I suppose my only word of warning is watch the bread. They give you a whole plate of the stuff, rolled up, and if you eat it with every bite you pick up, you are bound to fill up fast. The three of us ordered the Messob “for two,” and we still couldn’t finish it. You’ll find that this is one of the most satisfying meals in town, and almost all from a single dish, no less.
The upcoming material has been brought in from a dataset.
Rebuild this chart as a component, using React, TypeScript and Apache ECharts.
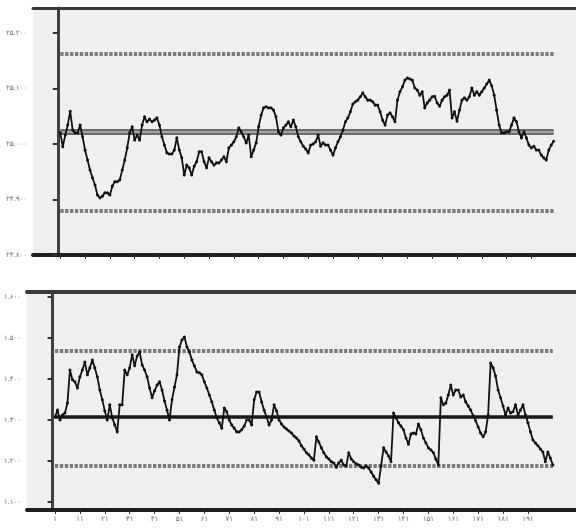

So you’re probably thinking this place is an exotic luxury, something you’d have every now and then. And while that may be true, based on the overwhelming richness of flavors and sheer amount of food, the price point is shocking. Had we not ordered an appetizer, the meal would have cost under $30. So split three ways, we’re again looking at more than you can eat for about $10 per person. That cuisine from a culture so far from our own could be both available and affordable in our city seems almost too good to be true. But it’s here, unchanged even after traveling halfway across the globe. This was not my first time to enjoy Queen of Sheba, and it certainly won’t be my last. If you don’t think this city has exciting food options, this is the first place you need to try. So until we meet again, my hat’s off to the Queen.

– Queen of Sheba is open for dinner, Tuesday-Saturday til 10 pm.